A document produced by ACEVO for the attention of ministers was circulated in the Cabinet Office and the Treasury. The document went on to explain that the most deprived 25% of the country has been most severly hit. These areas will have seen two thirds of funding cuts compared to 7.5% cuts in wealthier areas.

Charities are losing upto 43% of their income, the hardest hit sectors are;

  • Education and training, which loses (£335.8m)
  • Children and families (£287m)
  • Health and social (£285.1m)
  • Homlessness (£112.3m)

Furthermore;

  1. A large number of charities in the north west and north east have appealed for help from the £100m governmnent transition fund
  2. 16 charities which appealed for transition help are on the verge of closure
  3. 566 charities have lost £366,679/ 50% of their income

This puts a whole new gloss on the future of the Big Society and the notion that we are all in this together. This does raise the spectre of increased mergers acquistions and consortias.

1 Comment

  1. I thought big society was about independence from Government funding and control. The third sector being accountable directly to their customers and partners in exchange for payments such as voluntary service provision sourced from within local communities.

    If charities are dependent on Government funding, this is not a reduction of the state but the opposite- an enlargement of the state through a form of outsourcing.

    If tax-payer funds are used to direct third sector activities, this is a form of state intervention and control rather than my understanding of the Big Society – the transference of action, decision making, financing and accountability away from democratically accountable hubs of Local and Central government centralising planning.

    From this perspective the reduction in Government funding is a progressive and necessary step forward in promoting the freedom to embrace the Big Society across the third sector, rather than remaining anchored to the mindset of shaping services to meet Local Government funded/directed outcomes.

    The reduction of Local Government funding presents a requirement to adapt business models, but without moves to rapidly remove the training wheels of state aid any change to a Big Society would be slower? Those authorities reducing funding quickest can be seen as those who are the strongest in supporting the change to a Big Society and small government.

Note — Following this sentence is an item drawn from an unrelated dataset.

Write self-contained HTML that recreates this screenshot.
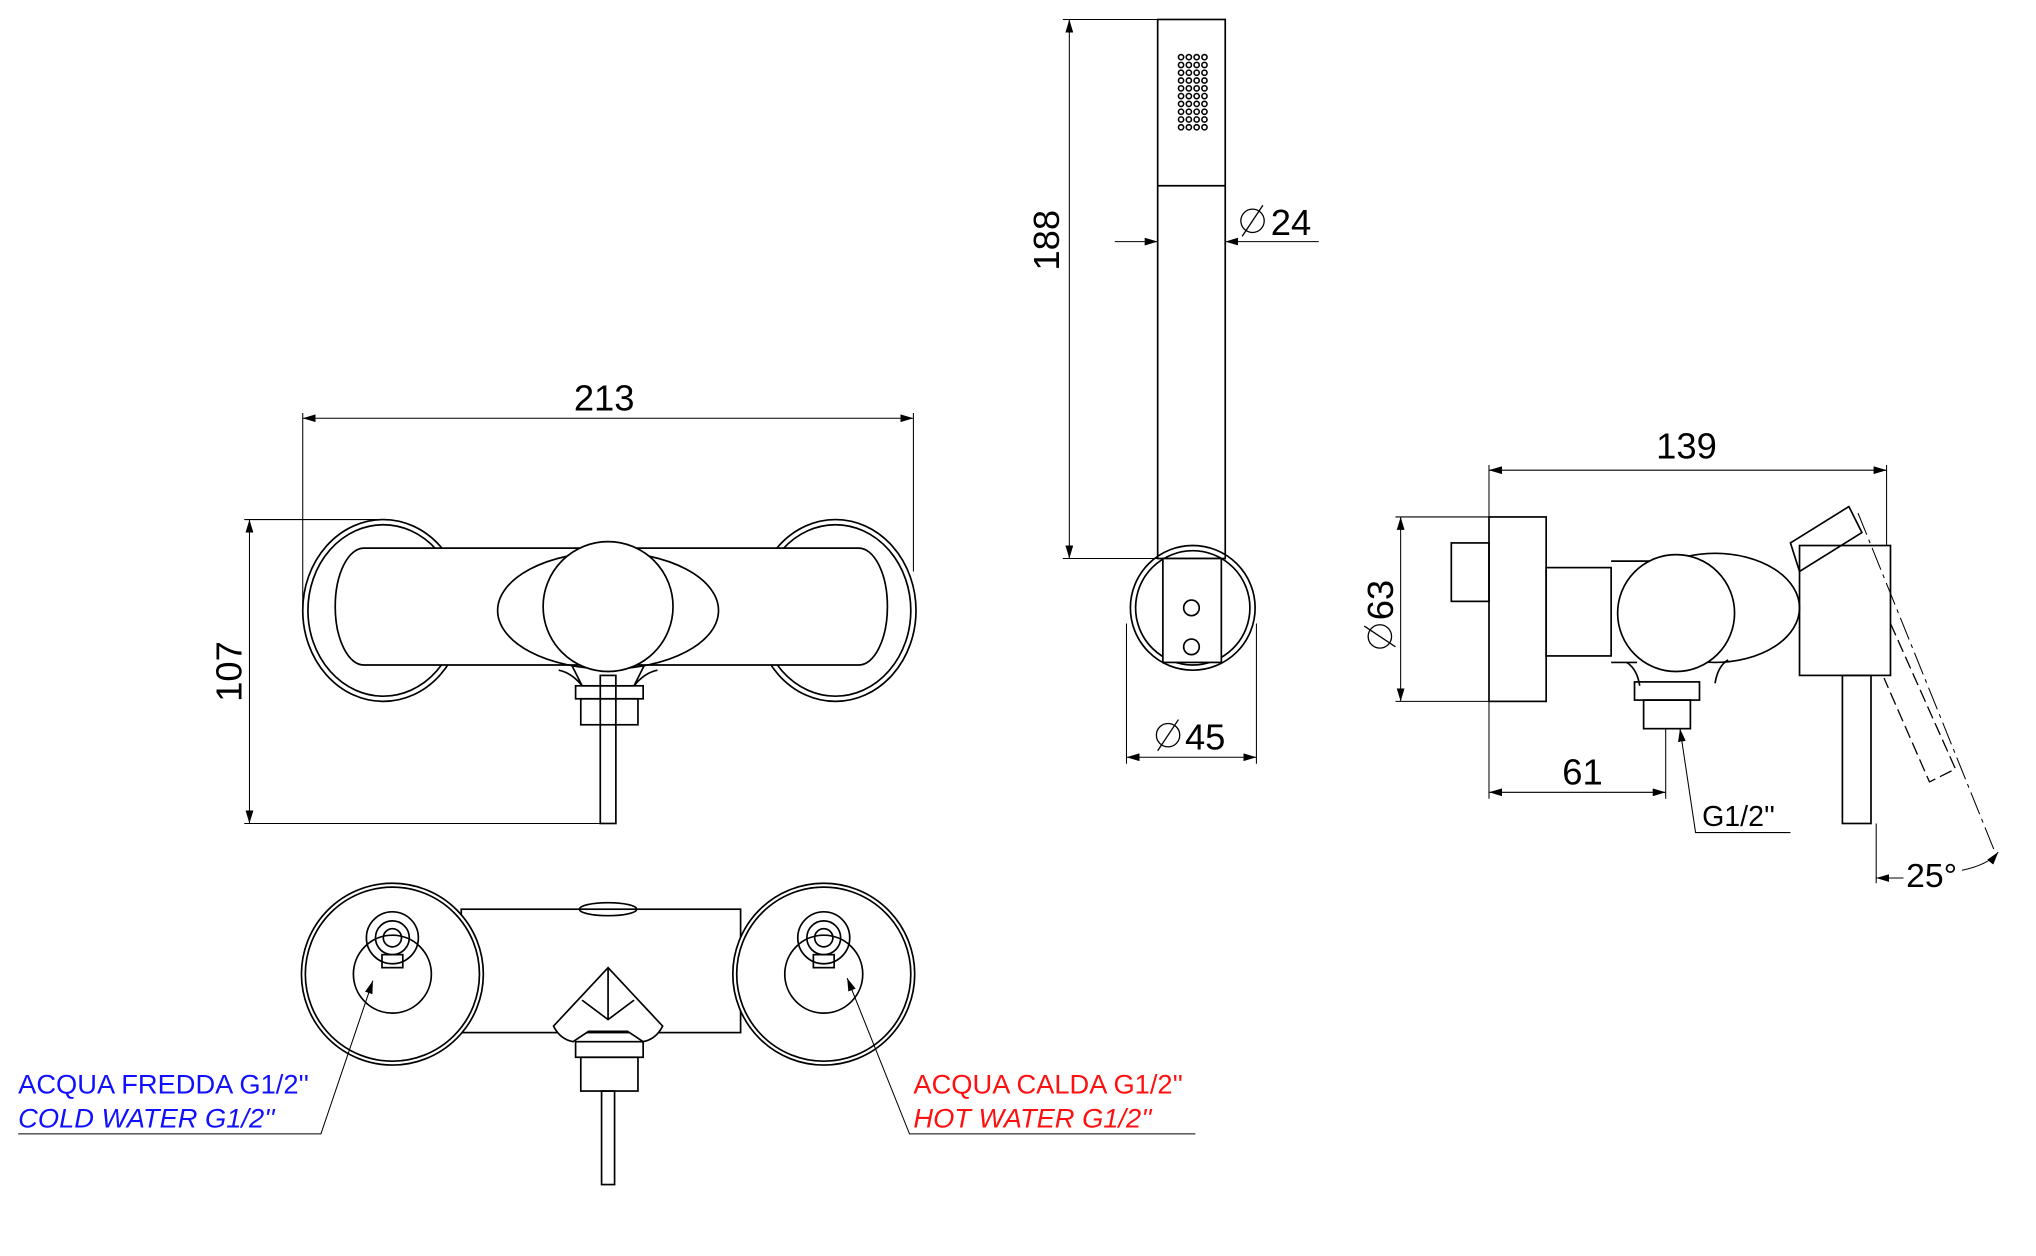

    If the Big Society is not this, instead simply a move to utilise organizations incorporated as either not for profit or holding charitable status, but reliant on direct taxpayer funding then this is surely a less efficient way of delivering services than simply directing the public sector to do the job themselves – with associate flexibility, economies of scale, accountability for managing public money, overseen by democratically elected representatives? The debate therefore does not change from the status quo in existence before the coalition were elected with a Big Society agenda.